Länder wollen mehr Geheule

Nachdem der Eiserne Vorhang gefallen war, wurden viele Sirenen abmontiert. Doch inzwischen fragen sich die Bundesländer, wie sie die gesamte Bevölkerung vor Terroranschlägen warnen sollen

VON ULRIKE HEITMÜLLER

Wenn in Berlin ein Terroranschlag passiert, muss die Polizei mit Lausprechern warnen. „Mangels anderer Möglichkeiten müssen wir das so machen“, sagt Michael Wiegand. Er ist in der Senatsverwaltung für Inneres zuständig für die Warnung der Bevölkerung. Denn die früher überall präsenten Alarmsirenen wurden fast alle abgebaut.

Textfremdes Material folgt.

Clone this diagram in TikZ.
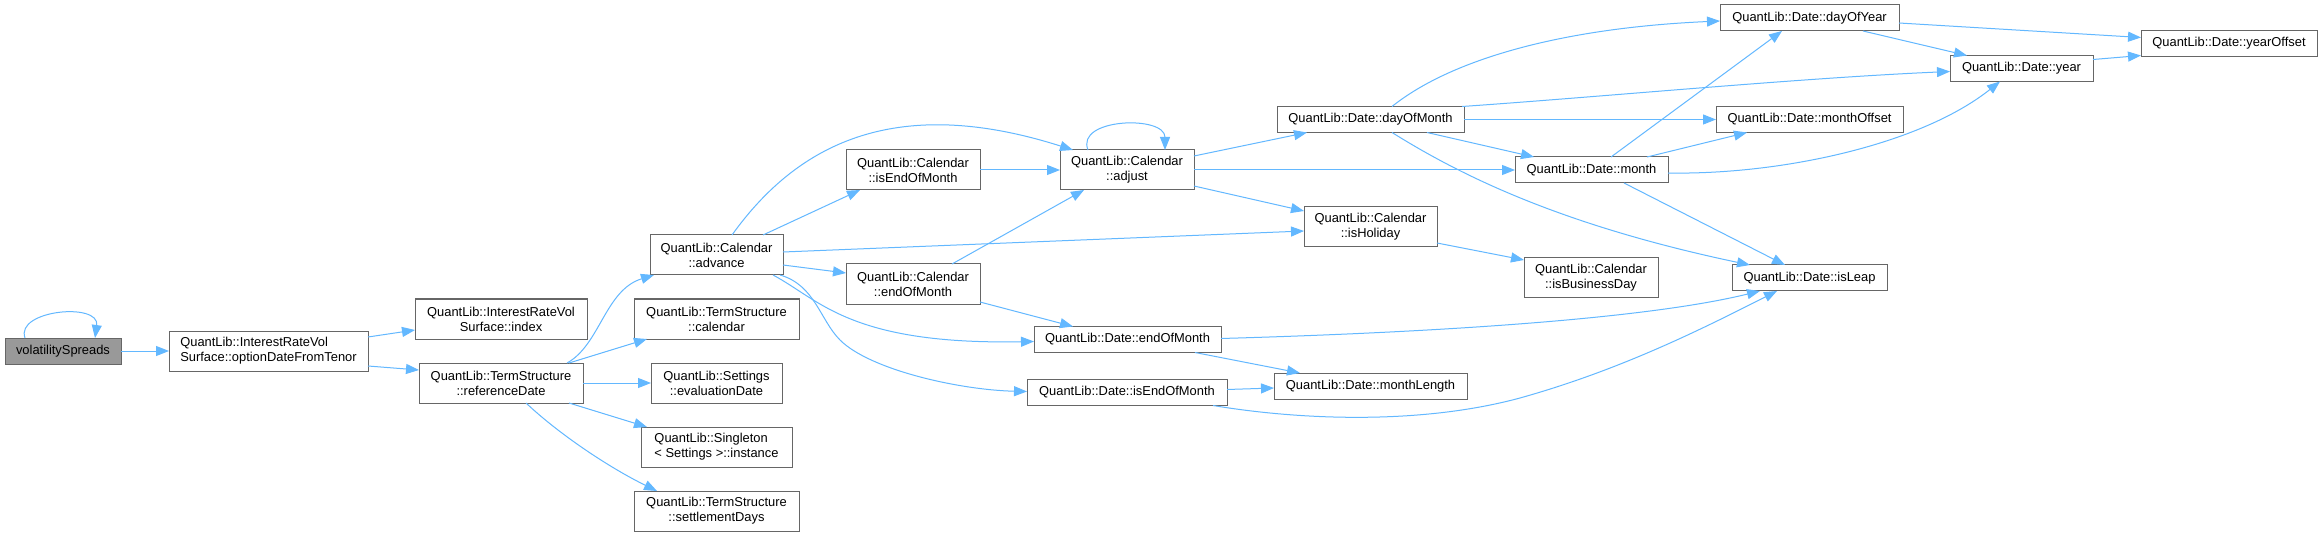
\documentclass[tikz,border=0pt]{standalone}
\usepackage{fontspec}
\setmainfont{Liberation Sans}
\usetikzlibrary{arrows.meta}
\definecolor{edgeblue}{HTML}{63B8FF}
\definecolor{boxgray}{HTML}{666666}
\definecolor{hlfill}{HTML}{999999}
\tikzset{
  box/.style={draw=boxgray, fill=white, line width=1pt, rectangle, inner sep=0pt, outer sep=0pt,
    align=center, font=\fontsize{12.9pt}{15pt}\selectfont},
  lbox/.style={box, align=left},
  hlbox/.style={box, fill=hlfill},
  one/.style={minimum height=26pt},
  two/.style={minimum height=40pt},
  edge/.style={draw=edgeblue, line width=1pt, -{Triangle[length=13pt,width=10pt]}, fill=none}
}
\begin{document}
\begin{tikzpicture}[x=1pt,y=-1pt]
\fill[white] (0,0) rectangle (2323,537);
\useasboundingbox (0,0) rectangle (2323,537);

% nodes
\node[hlbox, one, minimum width=116pt] (vs) at (63,351) {volatilitySpreads};
\node[lbox, two, minimum width=199pt] (opt) at (268.5,351) {QuantLib::InterestRateVol\\Surface::optionDateFromTenor};
\node[box, two, minimum width=172pt] (index) at (501,319) {QuantLib::InterestRateVol\\Surface::index};
\node[box, two, minimum width=164pt] (ref) at (501,383) {QuantLib::TermStructure\\::referenceDate};
\node[box, two, minimum width=133pt] (adv) at (716.5,255) {QuantLib::Calendar\\::advance};
\node[box, two, minimum width=165pt] (tscal) at (716.5,319) {QuantLib::TermStructure\\::calendar};
\node[box, two, minimum width=131pt] (eval) at (716.5,383) {QuantLib::Settings\\::evaluationDate};
\node[lbox, two, minimum width=151pt] (single) at (716.5,447) {QuantLib::Singleton\\< Settings >::instance};
\node[box, two, minimum width=165pt] (settle) at (716.5,511) {QuantLib::TermStructure\\::settlementDays};
\node[box, two, minimum width=134pt] (calIsEOM) at (913,170) {QuantLib::Calendar\\::isEndOfMonth};
\node[box, two, minimum width=134pt] (calEOM) at (913,284) {QuantLib::Calendar\\::endOfMonth};
\node[box, two, minimum width=134pt] (adjust) at (1127,170) {QuantLib::Calendar\\::adjust};
\node[box, one, minimum width=187pt] (dEOM) at (1127.5,339.5) {QuantLib::Date::endOfMonth};
\node[box, one, minimum width=200pt] (dIsEOM) at (1127,392.5) {QuantLib::Date::isEndOfMonth};
\node[box, one, minimum width=187pt] (dom) at (1370.5,119.5) {QuantLib::Date::dayOfMonth};
\node[box, two, minimum width=133pt] (isHol) at (1370.5,227) {QuantLib::Calendar\\::isHoliday};
\node[box, one, minimum width=193pt] (mlen) at (1370.5,386) {QuantLib::Date::monthLength};
\node[box, one, minimum width=153pt] (month) at (1591.5,170) {QuantLib::Date::month};
\node[box, two, minimum width=134pt] (isBD) at (1591,278) {QuantLib::Calendar\\::isBusinessDay};
\node[box, one, minimum width=179pt] (doy) at (1809.5,18) {QuantLib::Date::dayOfYear};
\node[box, one, minimum width=187pt] (moff) at (1809.5,119.5) {QuantLib::Date::monthOffset};
\node[box, one, minimum width=155pt] (isLeap) at (1809.5,278) {QuantLib::Date::isLeap};
\node[box, one, minimum width=143pt] (year) at (2021.5,68.5) {QuantLib::Date::year};
\node[box, one, minimum width=176pt] (yoff) at (2229,43.5) {QuantLib::Date::yearOffset};

% edges
\draw[edge] ([shift={(20,0)}]vs.north west) .. controls (15,310) and (100,302) .. ([shift={(90,0)}]vs.north west);
\draw[edge] (vs) -- (opt);
\draw[edge] ([shift={(0,6)}]opt.north east) -- ([shift={(0,31)}]index.north west);
\draw[edge] ([shift={(0,35)}]opt.north east) -- ([shift={(0,7)}]ref.north west);
\draw[edge] ([shift={(148,0)}]ref.north west) .. controls (600,345) and (605,290) .. ([shift={(4,0)}]adv.south west);
\draw[edge] ([shift={(-14,0)}]ref.north east) -- ([shift={(13,0)}]tscal.south west);
\draw[edge] (ref) -- (eval);
\draw[edge] ([shift={(-14,0)}]ref.south east) -- ([shift={(6,0)}]single.north west);
\draw[edge] ([shift={(107,0)}]ref.south west) .. controls (560,435) and (610,468) .. ([shift={(23,0)}]settle.north west);
\draw[edge] ([shift={(82,0)}]adv.north west) .. controls (800,140) and (900,95) .. ([shift={(13,0)}]adjust.north west);
\draw[edge] ([shift={(113,0)}]adv.north west) -- ([shift={(14,0)}]calIsEOM.south west);
\draw[edge] (calIsEOM) -- (adjust);
\draw[edge] ([shift={(0,17)}]adv.north east) -- ([shift={(0,24)}]isHol.north west);
\draw[edge] ([shift={(0,30)}]adv.north east) -- ([shift={(0,9)}]calEOM.north west);
\draw[edge] ([shift={(106,0)}]calEOM.north west) -- ([shift={(24,0)}]adjust.south west);
\draw[edge] ([shift={(0,-2)}]calEOM.south east) -- ([shift={(39,0)}]dEOM.north west);
\draw[edge] ([shift={(-10,0)}]adv.south east) .. controls (820,300) and (850,345) .. ([shift={(0,15)}]dEOM.north west);
\draw[edge] ([shift={(-3,0)}]adv.south east) .. controls (815,285) and (820,320) .. (840,340) .. controls (870,370) and (960,390) .. ([shift={(0,12)}]dIsEOM.north west);
\draw[edge] ([shift={(28,0)}]adjust.north west) .. controls (1075,118) and (1165,115) .. ([shift={(105,0)}]adjust.north west);
\draw[edge] ([shift={(0,6)}]adjust.north east) -- ([shift={(30,0)}]dom.south west);
\draw[edge] (adjust) -- (month);
\draw[edge] ([shift={(0,36)}]adjust.north east) -- ([shift={(0,4)}]isHol.north west);
\draw[edge] ([shift={(115,0)}]dom.north west) .. controls (1450,60) and (1560,28) .. ([shift={(0,16)}]doy.north west);
\draw[edge] ([shift={(-2,0)}]dom.north east) .. controls (1600,97) and (1800,78) .. ([shift={(0,16)}]year.north west);
\draw[edge] (dom) -- (moff);
\draw[edge] ([shift={(-37,0)}]dom.south east) -- ([shift={(19,0)}]month.north west);
\draw[edge] ([shift={(115,0)}]dom.south west) .. controls (1460,175) and (1560,225) .. ([shift={(18,0)}]isLeap.north west);
\draw[edge] ([shift={(96,0)}]month.north west) -- ([shift={(62,0)}]doy.south west);
\draw[edge] ([shift={(-21,0)}]month.north east) -- ([shift={(31,0)}]moff.south west);
\draw[edge] ([shift={(0,16)}]month.north east) .. controls (1780,175) and (1920,145) .. ([shift={(50,0)}]year.south west);
\draw[edge] ([shift={(109,0)}]month.south west) -- ([shift={(53,0)}]isLeap.north west);
\draw[edge] ([shift={(-36,0)}]doy.south east) -- ([shift={(17,0)}]year.north west);
\draw[edge] ([shift={(0,18)}]doy.north east) -- ([shift={(0,7)}]yoff.north west);
\draw[edge] ([shift={(0,4)}]year.north east) -- ([shift={(0,-1)}]yoff.south west);
\draw[edge] ([shift={(0,-4)}]isHol.south east) -- ([shift={(0,2)}]isBD.north west);
\draw[edge] ([shift={(0,12)}]dEOM.north east) .. controls (1450,332) and (1650,318) .. ([shift={(28,0)}]isLeap.south west);
\draw[edge] ([shift={(-26,0)}]dEOM.south east) -- ([shift={(26,0)}]mlen.north west);
\draw[edge] ([shift={(0,10)}]dIsEOM.north east) -- ([shift={(0,15)}]mlen.north west);
\draw[edge] ([shift={(-14,0)}]dIsEOM.south east) .. controls (1300,420) and (1420,425) .. (1520,398) .. controls (1620,370) and (1700,330) .. ([shift={(45,0)}]isLeap.south west);
\end{tikzpicture}
\end{document}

Nach dem Kalten Krieg erschien der Heulalarm vielen Ländern unnötig. Zwar bot der Bund in den 90er-Jahren an, die Sirenen zu übernehmen, doch kaum jemand ging darauf ein. Seit den Anschlägen vom 11. September 2001 hat sich jedoch nach Ansicht der Sicherheitsbehörden die Terrorgefahr erhöht. „Und Anschläge sind Ländersache“, sagt Karsten Mälchers, Sprecher des Bundesamtes für Bevölkerungsschutz und Katastrophenhilfe (BBK). Die Länder verfügen jedoch über kein angemessenes Warnsystem.

Zwar ließ die Bundesregierung anstelle der Sirenen ein bundesweites satellitengestütztes Warnsystem SatWaS installieren. Damit werden ins Fernsehbild warnende Nachrichtenbänder eingespeist und Radiosendungen mit einer Warndurchsage unterbrochen. Aber wer hat nachts schon Computer, Radio oder Fernseher an?

Deswegen sind sich die Bundesländer einig: Sie wollen – laut Auskunft mehrer Landesinnenministerien – ihre Sirenen zurück. Bezahlen soll der Bund. Das würde insgesamt rund 130 Millionen Euro kosten, so eine Schätzung des Innenministeriums Baden-Württemberg. Dazu kämen die Kosten für Wartung und Unterhalt. Aber der Bund scheint mit SatWaS zufrieden zu sein. Und die Innenministerkonferenz kommt nicht weiter: „Da ist das Thema immer mal wieder auf der Tagesordnung und wird diskutiert“, sagt Karsten Mälchers. Ein Ergebnis sei nicht in Sicht.

Zwischendurch wurden auch andere Warnsysteme getestet. 2003 gab es beispielsweise einen Feldversuch, mit Funkweckern zu warnen. Durchgesetzt hat sich die Idee bisher nicht. Deswegen gibt es vielerorts ein Warnwirrwarr. Das Paradebeispiel dafür ist Baden-Württemberg. Dort gibt es nicht nur hochwassergefährdete Gebiete, sondern auch Kernkraftwerke und chemische Großanlagen. Trotzdem „entscheidet die Gemeinde, auf welche Weise die Menschen alarmiert werden. Das reicht vom Büttel über Lautsprecherwagen bis hin zu Radiodurchsagen“, heißt es aus dem dortigen Innenministerium. In Hamburg dagegen sollen in den kommenden Jahren alte Motorsirenen gegen elektronische Sirenen ausgetauscht werden. Die sollen viel lauter sein, „eine neue Sirene kann zwei bis drei alte ersetzen“, sagt Kay Finger, der in der Hansestadt für Katastrophenschutz zuständig ist. In Nordrhein-Westfalen fängt man gerade erst an, sich überhaupt „landesweit Gedanken zu machen“, sagt Marc Pojer, Mitarbeiter beim Katastrophenschutz im Düsseldorfer Innenministerium.

Inzwischen bemüht sich auch der Rat der EU und das Europäische Parlament um ein europaweites einheitliches Warnsystem. Bisher ohne Erfolg.